I WAS back in the UK last month for the British Grand Prix.
Regular readers of my witterings will know that one of the great jokes of the universe is my somewhat disastrous relationship with cars – I’ve been through four in less than three years, and car number five, the inappropriately-named Felicia, is making terminal-sounding noises as the ITV approaches, while The Tank is now only used to tackle the track to get to the Casita.
This is especially ironic as, back in the 60s and 70s my father was an international racing and rally driver of some repute, competing in a variety of exotic cars in classic events such as Le Mans 24 hours, the Targa Florio and even the World Cup Rally in 1970, racing pretty much non stop from London to Mexico. (They were 13th when they hit a huge rock 13,000 feet up in the Andes and that was game over).
Dad was sponsored by JCB, which also lead to Lord Bamford becoming my Godfather (I haven’t received a birthday present from him since I was about 12, so I’m hoping he’ll make up soon with a really big one. A yacht would be nice.)
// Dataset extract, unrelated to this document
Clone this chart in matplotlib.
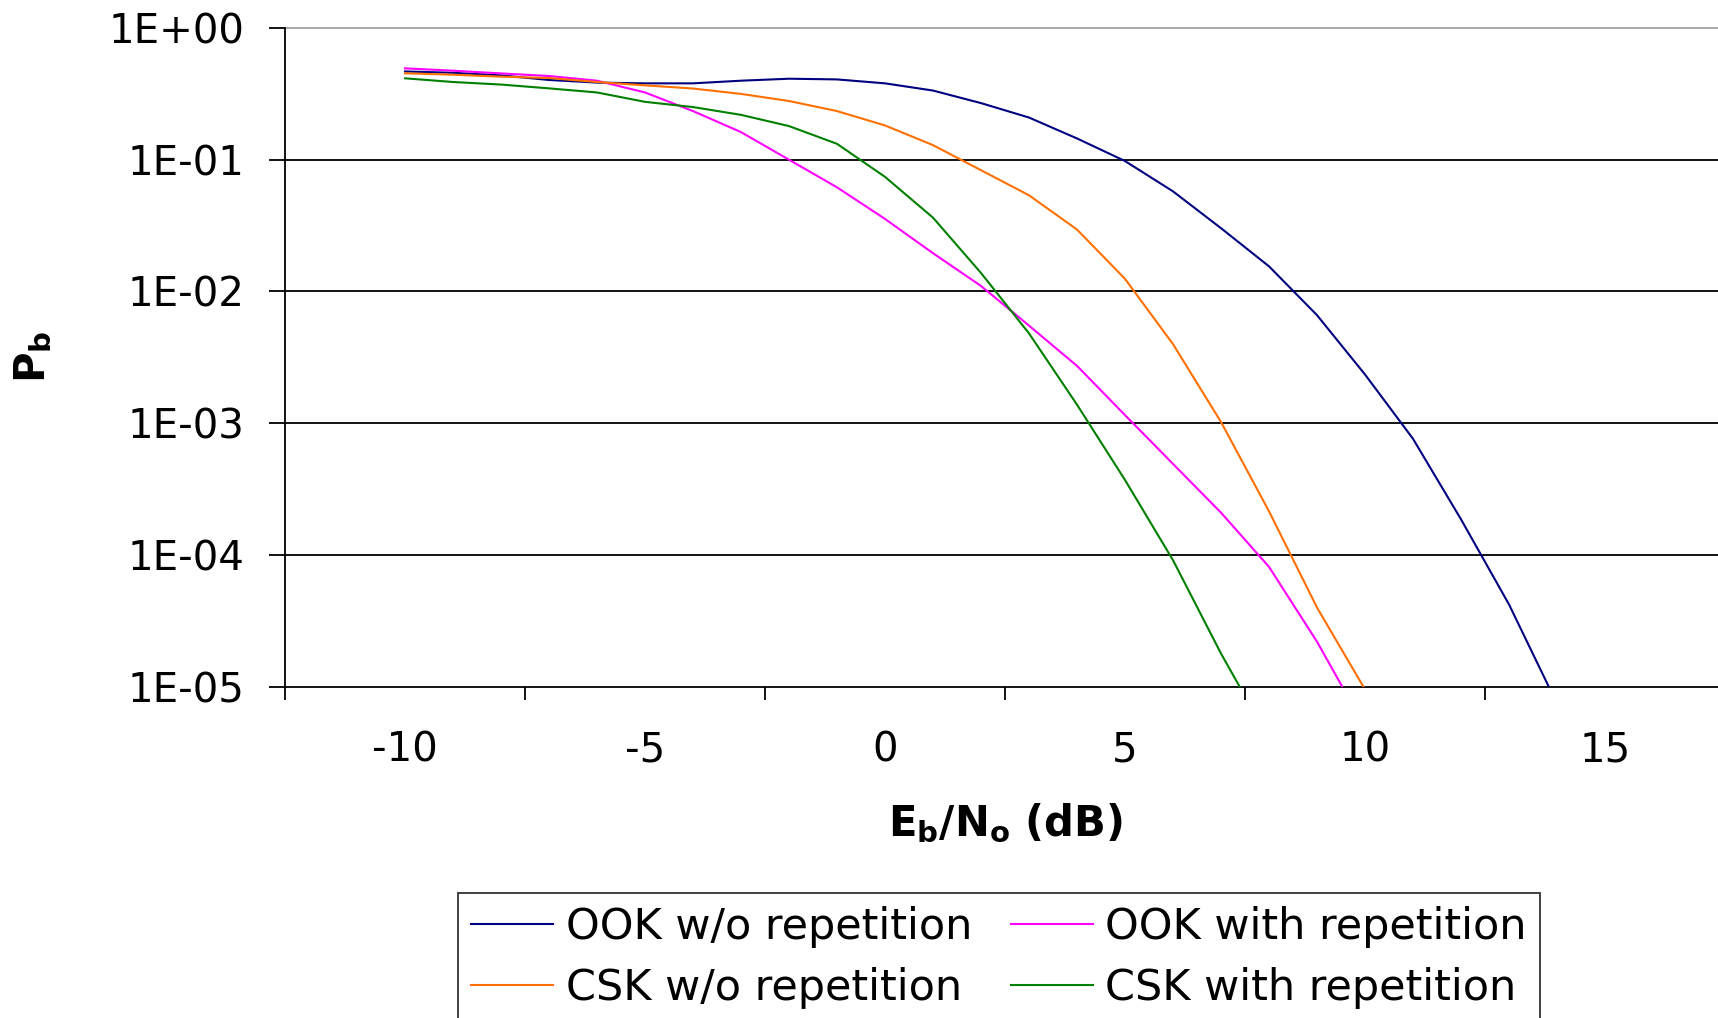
import numpy as np
import matplotlib
matplotlib.use("Agg")
import matplotlib.pyplot as plt

# Eb/No grid (dB) shared by all curves; each series stops once it leaves the axis
EBNO_DB = list(range(-10, 15))

ook_wo = [0.468, 0.457, 0.437, 0.403, 0.385, 0.380, 0.380, 0.398, 0.412, 0.407,
          0.380, 0.335, 0.269, 0.209, 0.145, 0.0977, 0.0575, 0.0302, 0.0155,
          6.6e-3, 2.34e-3, 7.6e-4, 1.86e-4, 4.2e-5, 7.4e-6]
ook_rep = [0.494, 0.474, 0.452, 0.432, 0.398, 0.324, 0.234, 0.162, 0.100, 0.0617,
           0.0355, 0.0195, 0.011, 5.5e-3, 2.72e-3, 1.15e-3, 4.9e-4, 2.09e-4,
           8.1e-5, 2.19e-5, 4.9e-6]
csk_wo = [0.453, 0.442, 0.427, 0.417, 0.389, 0.367, 0.347, 0.316, 0.279, 0.234,
          0.182, 0.129, 0.0832, 0.0537, 0.0295, 0.01245, 3.98e-3, 1.02e-3,
          2.14e-4, 3.98e-5, 9.5e-6, 2.0e-6]
csk_rep = [0.415, 0.389, 0.372, 0.348, 0.324, 0.275, 0.251, 0.219, 0.180, 0.132,
           0.0741, 0.0363, 0.0138, 4.8e-3, 1.38e-3, 3.7e-4, 9.1e-5, 1.78e-5, 4.0e-6]

series = [
    ("OOK w/o repetition", ook_wo, "#000080"),
    ("OOK with repetition", ook_rep, "#FF00FF"),
    ("CSK w/o repetition", csk_wo, "#FF7000"),
    ("CSK with repetition", csk_rep, "#008000"),
]

y_ticks = [1e0, 1e-1, 1e-2, 1e-3, 1e-4, 1e-5]
y_labels = ["1E+00", "1E-01", "1E-02", "1E-03", "1E-04", "1E-05"]
x_label_pos = [-10, -5, 0, 5, 10, 15]
x_tick_pos = [-12.5, -7.5, -2.5, 2.5, 7.5, 12.5, 17.5]

plt.rcParams["font.family"] = ["DejaVu Sans"]
FS_TICK = 29
FS_LABEL = 30
FS_LEG = 31

W, H = 1718, 1018
fig = plt.figure(figsize=(W / 100, H / 100), dpi=100)
# plot area runs slightly past the right edge of the image, like the original
ax = fig.add_axes([285 / W, 1 - 686.5 / H, 1440 / W, 658.5 / H])

ax.set_yscale("log")
ax.set_ylim(1e-5, 1e0)
ax.set_xlim(-12.5, 17.5)

# horizontal gridlines at each decade; top one is lighter
for yv in y_ticks[1:-1]:
    ax.axhline(yv, color="black", lw=1.3, zorder=1)
ax.axhline(1e0, color="#a0a0a0", lw=1.3, zorder=1, clip_on=False)

lines = []
for name, vals, col in series:
    ln, = ax.plot(EBNO_DB[:len(vals)], vals, color=col, lw=1.5, label=name, zorder=3)
    lines.append(ln)

ax.set_yticks(y_ticks)
ax.set_yticklabels(y_labels)
ax.yaxis.set_minor_locator(matplotlib.ticker.NullLocator())
ax.tick_params(axis="y", which="major", direction="out", length=11.5, width=1.3,
               pad=18, labelsize=FS_TICK)

ax.set_xticks(x_tick_pos)
ax.set_xticklabels([""] * len(x_tick_pos))
ax.set_xticks(x_label_pos, minor=True)
ax.set_xticklabels([str(v) for v in x_label_pos], minor=True)
ax.tick_params(axis="x", which="major", direction="out", length=9.5, width=1.3)
ax.tick_params(axis="x", which="minor", length=0, pad=32, labelsize=FS_TICK)

for side in ("top", "right"):
    ax.spines[side].set_visible(False)
for side in ("left", "bottom"):
    ax.spines[side].set_linewidth(1.3)

ax.set_xlabel(r"E$_\mathbf{b}$/N$_\mathbf{o}$ (dB)", fontsize=FS_LABEL,
              fontweight="bold", labelpad=22)
fig.text(33 / W, 1 - 357 / H, r"P$_\mathbf{b}$", fontsize=FS_LABEL,
         fontweight="bold", rotation=90, ha="center", va="center")

leg = fig.legend(handles=[lines[0], lines[2], lines[1], lines[3]],
                 labels=[series[0][0], series[2][0], series[1][0], series[3][0]],
                 ncol=2, loc="upper left", bbox_to_anchor=(458 / W, 1 - 893 / H),
                 borderaxespad=0, fontsize=FS_LEG, frameon=True, fancybox=False,
                 edgecolor="black", handlelength=1.9, handletextpad=0.3,
                 columnspacing=0.9, labelspacing=0.45, borderpad=0.3)
leg.get_frame().set_linewidth(1.3)

fig.savefig("out.png", dpi=100)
In recognition of his achievements, Dad was also invited to become a member of the British Racing Drivers’ Club (BRDC), which is basically a Who’s Who of British motorsport and includes Sir Stirling Moss, Jackie Stewart, Damon Hill and Lewis Hamilton as members.
The BRDC also own Silverstone Circuit and have two fantastic clubhouses there, complete with all the racing memorabilia a petrolhead like me could wish for, though the portrait of playboy world champion and sometime Marbella resident James Hunt beaming down on the stairs did raise a wry smile.
As a BRDC member and guest (me) we had passes to most areas during the weekend, even getting a pit walkabout on the Friday afternoon for a closer look. I grabbed a picture in front of Carlos Sainz’s car, though the drivers had retreated to the massive motorhomes in the paddock.
On the Saturday I brazened out a cold qualifying in the stands, enjoying the cheers when Fernando Alonso briefly topped the timesheets, and when Lewis took pole. Then it was back to the clubhouse for tea and overpriced catering (No change from ten pounds for a coffee and a Thai Style sandwich) and to watch Wimbledon on the big screen.
The Grand Prix itself was pretty much perfect, with Lewis speeding to victory from the start, and rival Vettel finishing down the order with a late puncture to huge cheers. Afterwards we had sandwiches on the lawn (brought in from Waitrose this time) and watched Federer effortlessly win an eighth title.
As I always do at races I became as excited as a four-year-old by the sights, sounds and sheer speed of the F1 cars and the only change I noticed was in the conversations of my Dad and his racing mates. When once they talked about bits dropping off their racing cars, now the talk was of bits dropping off them!!!